In this vein, I realized something yesterday: the game of ‘dodgeball’, at least the forms of it I have seen and participated in at various schools, is really nothing more than a cleaner, more civilized, and sanitized version of flinging poo.
Consider: you have two teams, usually of 15–30 people or so, in a large open space (generally an indoor basketball court, where I was) with a line down the middle. Each of these is just about the right size for a troop of apes (for good reason; humans think in other terms of conflict, when other sizes are involved). You have a plentiful quantity of ammunition laying about on the ground. You grab it up as fast as you can, and fling it at the opposing side, without bothering to aim in more than a general sense, because the projectiles are not really very aerodynamic. You try not to get hit by the same stuff being flung back at you — in many cases the exact stuff you just threw at them.

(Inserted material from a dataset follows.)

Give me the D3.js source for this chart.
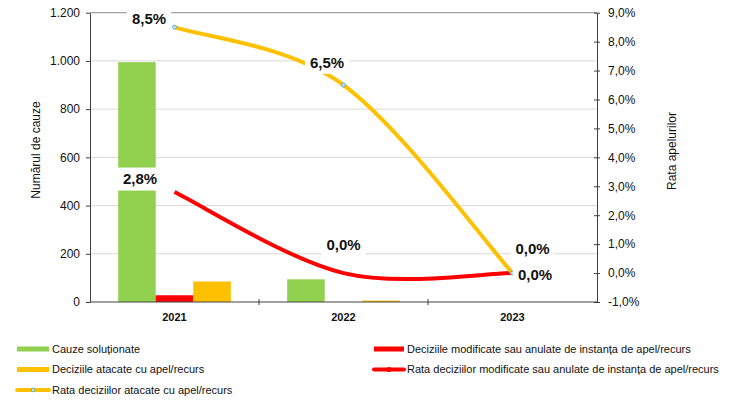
<!DOCTYPE html>
<html>
<head>
<meta charset="utf-8">
<script src="https://cdn.jsdelivr.net/npm/d3@7/dist/d3.min.js"></script>
<style>
  html, body { margin: 0; padding: 0; background: #fff; }
  svg { display: block; font-family: "Liberation Sans", Arial, sans-serif; }
</style>
</head>
<body>
<svg id="chart" width="745" height="401"></svg>
<script>
// Categories and series
const years = ["2021", "2022", "2023"];
const cauzeSolutionate = [995, 94, 0];
const deciziiModificate = [28, 0, 0];
const deciziiAtacate = [85, 6, 0];
const rataAtacate = [0.085, 0.065, 0.0];
const rataModificate = [0.028, 0.0, 0.0];

// Axis ticks
const leftTicks = [0, 200, 400, 600, 800, 1000, 1200];
const rightTicks = [-0.01, 0, 0.01, 0.02, 0.03, 0.04, 0.05, 0.06, 0.07, 0.08, 0.09];

const legendItems = [
  { label: "Cauze soluționate", kind: "rect", color: "#92D050" },
  { label: "Deciziile modificate sau anulate de instanța de apel/recurs", kind: "rect", color: "#FF0000" },
  { label: "Deciziile atacate cu apel/recurs", kind: "rect", color: "#FFC000" },
  { label: "Rata deciziilor modificate sau anulate de instanța de apel/recurs", kind: "line", color: "#FF0000", marker: "#FF0000" },
  { label: "Rata deciziilor atacate cu apel/recurs", kind: "line", color: "#FFC000", marker: "#7fbfdc" }
];

const ro = d3.formatLocale({ decimal: ",", thousands: ".", grouping: [3], currency: ["", " lei"], minus: "-" });
const fmtInt = ro.format(",");
const fmtPct = ro.format(".1%");

// Smooth curve: cubic Bezier through every point, tangents (P[i+1]-P[i-1])/6,
// with end points repeated so the ends follow their first/last chord.
function curveSmooth(context) {
  let pts = [];
  return {
    areaStart() {}, areaEnd() {},
    lineStart() { pts = []; },
    point(x, y) { pts.push([+x, +y]); },
    lineEnd() {
      const n = pts.length;
      if (!n) return;
      context.moveTo(pts[0][0], pts[0][1]);
      const P = i => pts[Math.max(0, Math.min(n - 1, i))];
      for (let i = 0; i < n - 1; i++) {
        const p0 = P(i - 1), p1 = P(i), p2 = P(i + 1), p3 = P(i + 2);
        context.bezierCurveTo(
          p1[0] + (p2[0] - p0[0]) / 6, p1[1] + (p2[1] - p0[1]) / 6,
          p2[0] - (p3[0] - p1[0]) / 6, p2[1] - (p3[1] - p1[1]) / 6,
          p2[0], p2[1]);
      }
    }
  };
}

const svg = d3.select("#chart");
const plot = { left: 90, right: 597, top: 12.7, bottom: 302 };

const x0 = d3.scaleBand().domain(years).range([plot.left, plot.right]).padding(0);
const barSeries = [
  { key: "solutionate", values: cauzeSolutionate, color: "#92D050" },
  { key: "modificate", values: deciziiModificate, color: "#FF0000" },
  { key: "atacate", values: deciziiAtacate, color: "#FFC000" }
];
const x1 = d3.scaleBand().domain(barSeries.map(s => s.key))
  .range([0, x0.bandwidth()]).paddingInner(0).paddingOuter(0.75);

const yL = d3.scaleLinear().domain([0, 1200]).range([plot.bottom, plot.top]);
const yR = d3.scaleLinear().domain([-0.01, 0.09]).range([plot.bottom, plot.top]);

// Gridlines
svg.append("g").selectAll("line").data(leftTicks.filter(t => t > 0)).join("line")
  .attr("x1", plot.left).attr("x2", plot.right)
  .attr("y1", d => yL(d)).attr("y2", d => yL(d))
  .attr("stroke", d => d === 1200 ? "#8c8c8c" : "#d9d9d9").attr("stroke-width", 1);

// Bars
const barG = svg.append("g");
barSeries.forEach(s => {
  barG.selectAll(null).data(years.map((y, i) => ({ y, v: s.values[i] }))).join("rect")
    .attr("x", d => x0(d.y) + x1(s.key))
    .attr("width", x1.bandwidth())
    .attr("y", d => yL(d.v))
    .attr("height", d => yL(0) - yL(d.v))
    .attr("fill", s.color);
});

// Smoothed rate lines
const cx = y => x0(y) + x0.bandwidth() / 2;
const lineGen = d3.line().x(d => cx(d.y)).y(d => yR(d.v)).curve(curveSmooth);
const lineSeries = [
  { key: "rataModificate", values: rataModificate, color: "#FF0000", marker: null },
  { key: "rataAtacate", values: rataAtacate, color: "#FFC000", marker: "#7fbfdc" }
];
lineSeries.forEach(s => {
  const pts = years.map((y, i) => ({ y, v: s.values[i] }));
  svg.append("path").datum(pts)
    .attr("d", lineGen).attr("fill", "none")
    .attr("stroke", s.color).attr("stroke-width", 4).attr("stroke-linejoin", "round");
  if (s.marker) {
    svg.append("g").selectAll("circle").data(pts).join("circle")
      .attr("cx", d => cx(d.y)).attr("cy", d => yR(d.v)).attr("r", 2)
      .attr("fill", "#bfe3f2").attr("stroke", "#4aa3c8").attr("stroke-width", 0.8);
  }
});

// Data labels (offsets relative to each point)
const labelOffsets = {
  rataAtacate: [[-25.5, -8.5], [-16.5, -22.7], [20, -24]],
  rataModificate: [[-34.5, -13], [0, -28], [22.5, 1.5]]
};
const labG = svg.append("g");
lineSeries.forEach(s => {
  years.forEach((y, i) => {
    const v = s.values[i];
    const [dx, dy] = labelOffsets[s.key][i];
    const lx = cx(y) + dx, ly = yR(v) + dy;
    const g = labG.append("g");
    const t = g.append("text").attr("x", lx).attr("y", ly).attr("dy", "0.36em")
      .attr("text-anchor", "middle").attr("font-size", 15).attr("font-weight", "bold")
      .attr("fill", "#111").text(fmtPct(v));
    const w = t.node().getComputedTextLength();
    g.insert("rect", "text").attr("x", lx - w / 2 - 5).attr("y", ly - 11.5)
      .attr("width", w + 10).attr("height", 23).attr("fill", "#fff");
  });
});

// Left axis
const axL = svg.append("g").attr("transform", `translate(${plot.left},0)`)
  .call(d3.axisLeft(yL).tickValues(leftTicks).tickFormat(fmtInt).tickSize(4).tickSizeOuter(0).tickPadding(6));
axL.select(".domain").attr("stroke", "#404040");
axL.selectAll(".tick line").attr("stroke", "#404040");
axL.selectAll(".tick text").attr("font-size", 12).attr("fill", "#111").attr("font-family", null);

// Right axis (ticks crossing the line)
const axR = svg.append("g").attr("transform", `translate(${plot.right},0)`)
  .call(d3.axisRight(yR).tickValues(rightTicks).tickFormat(fmtPct).tickSize(3).tickSizeOuter(0).tickPadding(8));
axR.select(".domain").attr("stroke", "#404040");
axR.selectAll(".tick line").attr("x1", -3).attr("stroke", "#404040");
axR.selectAll(".tick text").attr("font-size", 12).attr("fill", "#111").attr("font-family", null);

// Category axis
const xBounds = d3.range(years.length + 1).map(i => plot.left + i * x0.step());
svg.append("line").attr("x1", plot.left).attr("x2", plot.right)
  .attr("y1", plot.bottom).attr("y2", plot.bottom).attr("stroke", "#404040");
svg.append("g").selectAll("line").data(xBounds.slice(1, -1)).join("line")
  .attr("x1", d => d).attr("x2", d => d).attr("y1", plot.bottom - 3).attr("y2", plot.bottom + 3)
  .attr("stroke", "#404040");
svg.append("g").selectAll("text").data(years).join("text")
  .attr("x", d => cx(d)).attr("y", 321).attr("text-anchor", "middle")
  .attr("font-size", 11).attr("font-weight", "bold").attr("fill", "#111").text(d => d);

// Axis titles
svg.append("text").attr("transform", "translate(40,150) rotate(-90)")
  .attr("text-anchor", "middle").attr("font-size", 12).attr("fill", "#111").text("Numărul de cauze");
svg.append("text").attr("transform", "translate(676,151) rotate(-90)")
  .attr("text-anchor", "middle").attr("font-size", 12).attr("fill", "#111").text("Rata apelurilor");

// Legend
const legPos = [[17, 349], [374, 349], [17, 369.5], [374, 369.5], [17, 390]];
const legG = svg.append("g");
legendItems.forEach((it, i) => {
  const [lx, ly] = legPos[i];
  const sw = i % 2 === 0 ? 32 : 30;
  if (it.kind === "rect") {
    legG.append("rect").attr("x", lx).attr("y", ly - 2.5).attr("width", sw).attr("height", 5).attr("fill", it.color);
  } else {
    legG.append("line").attr("x1", lx).attr("x2", lx + sw).attr("y1", ly).attr("y2", ly)
      .attr("stroke", it.color).attr("stroke-width", 4).attr("stroke-linecap", "round");
    if (it.marker === "#FF0000") {
      legG.append("circle").attr("cx", lx + sw / 2).attr("cy", ly).attr("r", 2.6).attr("fill", it.color);
    } else {
      legG.append("circle").attr("cx", lx + sw / 2).attr("cy", ly).attr("r", 1.8)
        .attr("fill", "#bfe3f2").attr("stroke", "#4aa3c8").attr("stroke-width", 0.8);
    }
  }
  legG.append("text").attr("x", lx + sw + 3).attr("y", ly).attr("dy", "0.35em")
    .attr("font-size", 11).attr("fill", "#111").text(it.label);
});
</script>
</body>
</html>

I mean, all that’s missing, really, is a giant black monolith in place of one of the basketball goals at the ends of the court.
Oddly enough, I was actually pretty good at dodgeball. Probably the only team sport I can say that about; while I played both soccer and basketball, my main ability in those involved being able to overrun most of my opponents by simply being too clumsy to stop in time. Few people are dumb enough to play chicken with an 18‑wheeler that has no brakes… But I was actually *good* at dodgeball.